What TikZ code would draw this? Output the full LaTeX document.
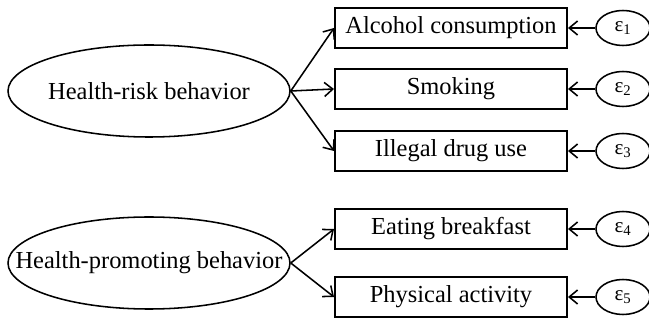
\documentclass[tikz,border=0pt]{standalone}
\usepackage{fontspec}
\setmainfont{Liberation Serif}
\usetikzlibrary{shapes.geometric,arrows.meta}

\tikzset{
	latent/.style={draw, ellipse, line width=1.1pt, inner sep=0pt, minimum width=7.05cm, minimum height=2.3cm},
	observed/.style={draw, rectangle, line width=1.4pt, minimum width=5.8cm, minimum height=1cm, font=\fontsize{17.4}{20}\selectfont},
	errvar/.style={draw, ellipse, line width=1.1pt, inner sep=0pt, minimum width=1.35cm, minimum height=0.875cm, font=\fontsize{15}{17}\selectfont},
	path/.style={line width=1.1pt, -{Straight Barb[length=6pt,width=10pt,line width=1.1pt]}}
}
\newcommand{\err}[1]{ε\textsubscript{\fontsize{10.5}{12}\selectfont #1}}

\begin{document}
\begin{tikzpicture}
				\useasboundingbox (0,0) rectangle (16.225,8);
				\node[latent, label={[font=\fontsize{17.4}{20}\selectfont]center:Health-risk behavior}] (risk) at (3.725,5.725) {};
				\node[latent, label={[font=\fontsize{17.4}{20}\selectfont]center:Health-promoting behavior}] (promo) at (3.725,1.425) {};
				
				\node[observed] (alcohol) at (11.275,7.3) {Alcohol consumption};
				\node[observed] (smoking) at (11.275,5.775) {Smoking};
				\node[observed] (drug) at (11.275,4.225) {Illegal drug use};
				\node[observed] (breakfast) at (11.275,2.275) {Eating breakfast};
				\node[observed] (activity) at (11.275,0.575) {Physical activity};
				
				\node[errvar] (e1) at (15.575,7.3) {\err{1}};
				\node[errvar] (e2) at (15.575,5.775) {\err{2}};
				\node[errvar] (e3) at (15.575,4.225) {\err{3}};
				\node[errvar] (e4) at (15.575,2.275) {\err{4}};
				\node[errvar] (e5) at (15.575,0.575) {\err{5}};
				
				\draw[path] (risk.east) -- (alcohol.west);
				\draw[path] (risk.east) -- (smoking.west);
				\draw[path] (risk.east) -- (drug.west);
				\draw[path] (promo.east) -- (breakfast.west);
				\draw[path] (promo.east) -- (activity.west);
				
				\draw[path] (e1) -- (alcohol);
				\draw[path] (e2) -- (smoking);
				\draw[path] (e3) -- (drug);
				\draw[path] (e4) -- (breakfast);
				\draw[path] (e5) -- (activity);
				\end{tikzpicture}
\end{document}
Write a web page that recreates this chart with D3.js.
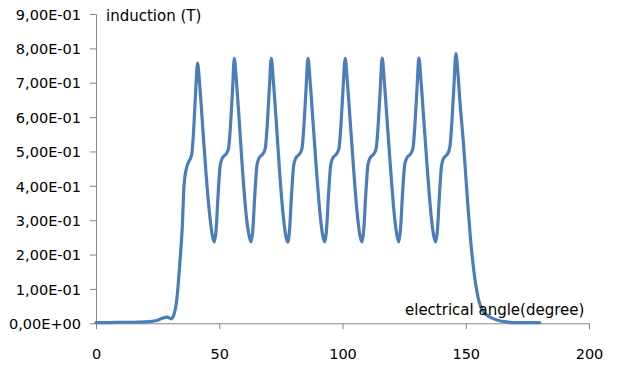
<!DOCTYPE html>
<html>
<head>
<meta charset="utf-8">
<script src="https://cdn.jsdelivr.net/npm/d3@7"></script>
<style>
  html, body { margin: 0; padding: 0; background: #fff; }
  svg { display: block; }
  text { font-family: "DejaVu Sans", sans-serif; fill: #000; }
</style>
</head>
<body>
<div id="chart"></div>
<script>
// Electrical angle (degrees) of each sample
const angle = [
  0, 5, 10, 15, 20, 23, 25, 27, 28.8, 30.5, 31.8, 32.9, 34.0, 35.0, 35.7, 36.5, 37.6, 38.8, 39.6, 40.4, 41.2,
  42.0, 43.2, 44.7, 46.2, 47.2, 48.0, 48.7, 49.5, 50.4, 51.2, 53.0, 53.8, 54.6, 55.4, 56.1,
  56.9, 58.1, 59.5, 61.0, 62.1, 62.9, 63.6, 64.4, 65.3, 66.1, 67.9, 68.7, 69.5, 70.3, 71.1,
  71.9, 73.1, 74.5, 76.0, 77.0, 77.8, 78.5, 79.3, 80.2, 81.0, 82.8, 83.6, 84.4, 85.2, 86.0,
  86.8, 88.0, 89.5, 91.0, 92.0, 92.8, 93.5, 94.3, 95.2, 96.0, 97.8, 98.6, 99.4, 100.2, 101.1,
  101.9, 103.1, 104.6, 106.1, 107.1, 107.9, 108.6, 109.4, 110.3, 111.1, 112.9, 113.7, 114.5, 115.3, 116.1,
  116.9, 118.1, 119.6, 121.1, 122.1, 122.8, 123.5, 124.3, 125.2, 126.0, 127.8, 128.6, 129.4, 130.2, 131.0,
  131.8, 133.0, 134.5, 136.0, 137.0, 137.8, 138.5, 139.3, 140.2, 141.0, 142.8, 143.6, 144.4, 145.2, 146.0,
  146.8, 147.8, 149.0, 150.0, 151.0, 152.0, 153.0, 154.0, 155.0, 156.0, 157.0, 158.5, 160, 163, 166.6, 170, 175, 180
];

// Magnetic induction (T) at each angle
const induction = [
  0.002, 0.002, 0.003, 0.003, 0.004, 0.006, 0.009, 0.015, 0.018, 0.013, 0.030, 0.077, 0.175, 0.280, 0.400, 0.445, 0.470, 0.490, 0.560, 0.670, 0.757,
  0.700, 0.580, 0.430, 0.310, 0.255, 0.237, 0.270, 0.370, 0.460, 0.480, 0.495, 0.510, 0.580, 0.680, 0.771,
  0.710, 0.590, 0.440, 0.310, 0.255, 0.237, 0.270, 0.370, 0.460, 0.480, 0.495, 0.510, 0.580, 0.680, 0.771,
  0.710, 0.590, 0.440, 0.310, 0.255, 0.236, 0.270, 0.370, 0.460, 0.480, 0.495, 0.510, 0.580, 0.680, 0.771,
  0.710, 0.590, 0.440, 0.310, 0.255, 0.237, 0.270, 0.370, 0.460, 0.480, 0.495, 0.510, 0.580, 0.680, 0.771,
  0.710, 0.590, 0.440, 0.310, 0.255, 0.237, 0.270, 0.370, 0.460, 0.480, 0.495, 0.510, 0.580, 0.680, 0.772,
  0.710, 0.590, 0.440, 0.310, 0.255, 0.237, 0.270, 0.370, 0.460, 0.480, 0.495, 0.510, 0.580, 0.680, 0.772,
  0.710, 0.590, 0.440, 0.310, 0.255, 0.237, 0.270, 0.370, 0.460, 0.480, 0.495, 0.515, 0.590, 0.690, 0.785,
  0.730, 0.630, 0.530, 0.430, 0.330, 0.240, 0.170, 0.115, 0.075, 0.050, 0.035, 0.024, 0.017, 0.009, 0.004, 0.002, 0.002, 0.002
];

// Axis ticks
const xTicks = [0, 50, 100, 150, 200];
const yTicks = [0, 0.1, 0.2, 0.3, 0.4, 0.5, 0.6, 0.7, 0.8, 0.9];
const yTickLabels = ["0,00E+00", "1,00E-01", "2,00E-01", "3,00E-01", "4,00E-01",
                     "5,00E-01", "6,00E-01", "7,00E-01", "8,00E-01", "9,00E-01"];

const W = 626, H = 371;
const svg = d3.select("#chart").append("svg")
  .attr("width", W).attr("height", H);

const x = d3.scaleLinear().domain([0, 200]).range([96, 589]);
const y = d3.scaleLinear().domain([0, 0.9]).range([323.3, 14]);

const axisColor = "#868686";

// Vertical axis
const gy = svg.append("g")
  .attr("transform", `translate(${x(0)},0)`)
  .call(d3.axisLeft(y).tickValues(yTicks)
    .tickFormat((d, i) => yTickLabels[i])
    .tickSize(6).tickSizeOuter(0).tickPadding(9));
gy.selectAll("text").style("font-size", "14.5px").attr("dy", "0.36em");

// Horizontal axis
const gx = svg.append("g")
  .attr("transform", `translate(0,${y(0)})`)
  .call(d3.axisBottom(x).tickValues(xTicks)
    .tickSize(6).tickSizeOuter(0).tickPadding(19));
gx.selectAll("text").style("font-size", "14.5px");

svg.selectAll(".domain, .tick line").attr("stroke", axisColor).attr("stroke-width", 1);
svg.selectAll(".tick text").attr("fill", "#000");

// Induction curve
const points = angle.map((a, i) => [a, induction[i]]);
const line = d3.line()
  .x(d => x(d[0]))
  .y(d => y(d[1]))
  .curve(d3.curveMonotoneX);

svg.append("path")
  .datum(points)
  .attr("fill", "none")
  .attr("stroke", "#4a7ebb")
  .attr("stroke-width", 3.2)
  .attr("stroke-linejoin", "round")
  .attr("stroke-linecap", "round")
  .attr("d", line);

// Axis titles
svg.append("text")
  .attr("x", 106).attr("y", 21)
  .style("font-size", "15px")
  .text("induction (T)");

svg.append("text")
  .attr("x", 405).attr("y", 315)
  .style("font-size", "15px")
  .text("electrical angle(degree)");
</script>
</body>
</html>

======

__WORK TO DO__
Search the data for "chart". Copy every line that has it.

__ANSWER TO THE EXERCISE__
Write a web page that recreates this chart with D3.js.
<div id="chart"></div>
const svg = d3.select("#chart").append("svg")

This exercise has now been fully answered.